I am being bound to lease terms for a lease that has expired. I am moving on 12/1
and my landlord is stating I am to give a 60, or pay 3 months rent for early
termination, but again I have no effective lease agreement.

Asked on November 17, 2017 under Real Estate Law, Nevada

Answers:

SJZ, Member, New York Bar / FreeAdvice Contributing Attorney

Answered 6 years ago | Contributor

When a lease expires, if you continue being a tenant, you become a month-to-month tenant on an oral (unwritten) lease. (Oral leases are month-to-month.) As the term "month-to-month" implies, you can move out and end your tenancy on a month's notice. So if you gave insufficient notice (less than a month), you would owe one month's rent.
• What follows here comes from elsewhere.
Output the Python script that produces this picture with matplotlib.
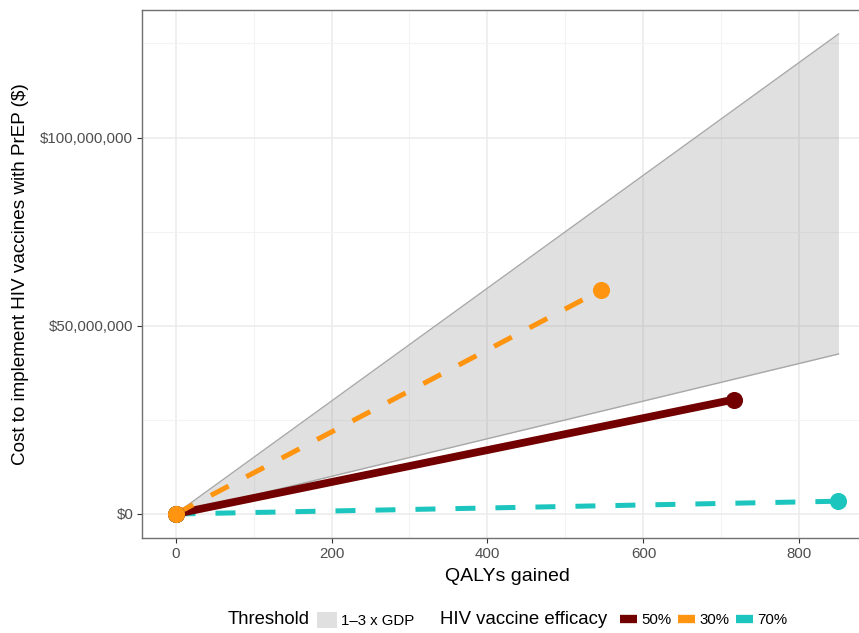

Because the lease became month to month, you are not held to its terms about longer notice being required UNLESS the lease specifically stated something to the effect that "After the expiration of this lease, tenant shall continue to be obligated to provide 60 days notice of termination of tenancy or else pay a 3 month early termination fee." If the lease specifically stated that this provision would continue past lease expiration, you are still bound to it, because you agreed contractually to be bound. (Leases and contracts can have provisions that survive and continue past when they otherwise expire or terminate.) In this case, you would owe the notice or the money.